同調査によると、平成23年度のビル管理市場規模は、前年度比103・1%の3兆7130億円となり、2期連続でプラス成長を記録。東日本大震災の影響は軽微に留まり、今夏頃には回復のきざしが見え始めたが、リーマンショック以降の経済低迷状況が根強く、従来の主要3業務(清掃・設備管理・警備業務)において伸び悩みを見せるなど、市場環境はマイナス要因が多いが、震災復旧や省エネ・節電に係る工事需要などの拡大が見られ、市場規模を底支えした。しかし、市場環境の厳しさは依然続いており、平成21年度の大きなマイナス成長からの反動・回復といった側面が強いという。また、収益性の悪化は一層深刻な問題となり、従来からの新設需要の減少によって市場競争の激化が進行。一方でリプレイス物件が増加傾向にあり、一時的に売上高が拡大しても引継ぎ等の準備作業が多発するため、コスト負担が増加する傾向が強いという。限界といわれる低価格化競争によって有力事業者であっても一層のコスト圧縮を推進せざるを得ない状況だという。

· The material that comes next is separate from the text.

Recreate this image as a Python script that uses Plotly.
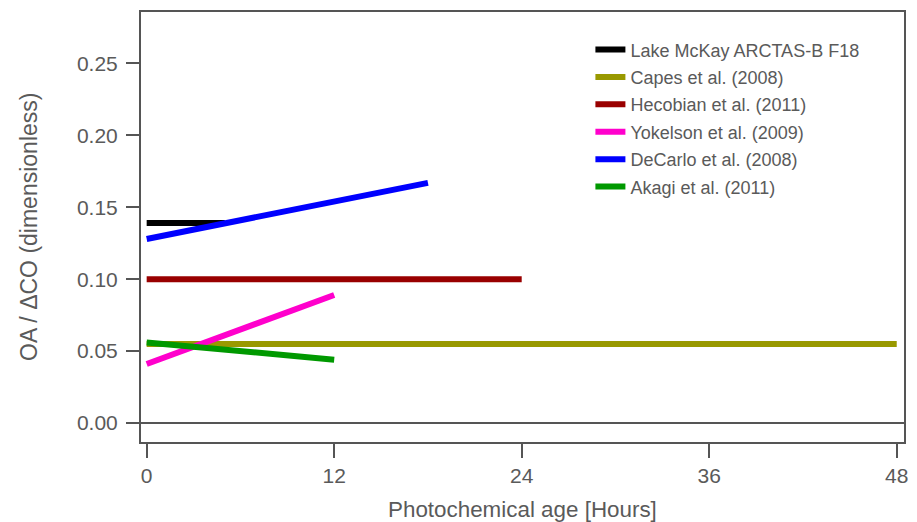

低価格化路線が長期化するビル管理市場だが、将来の展望はどうか。同調査によると、本年度の市場規模は昨年から横ばいの3兆6925億円と予測。平成22年度後半以降、市場環境にほとんど変化がなく、当面変化を促す要因等も見当たらないことから、主要3業務については横ばいから微減傾向、工事需要を中心にその他の業務がやや増減する形で、市場規模として横ばい傾向で推移すると見ている。
そうした背景を受けて、近年、有力なビル管理事業者はリニューアル工事領域への注力を行うなど、周辺事業や異業種等への参入検討を行う動きが増加しているという。大手事業者では一般消費者向け清掃受託市場への参入、不動産業や高齢者施設サービスへの参入など、中小事業者では飲食店や不動産業などへの参入が比較的検討される領域となっており、今後もこのような検討・取り組みが進むものとしている。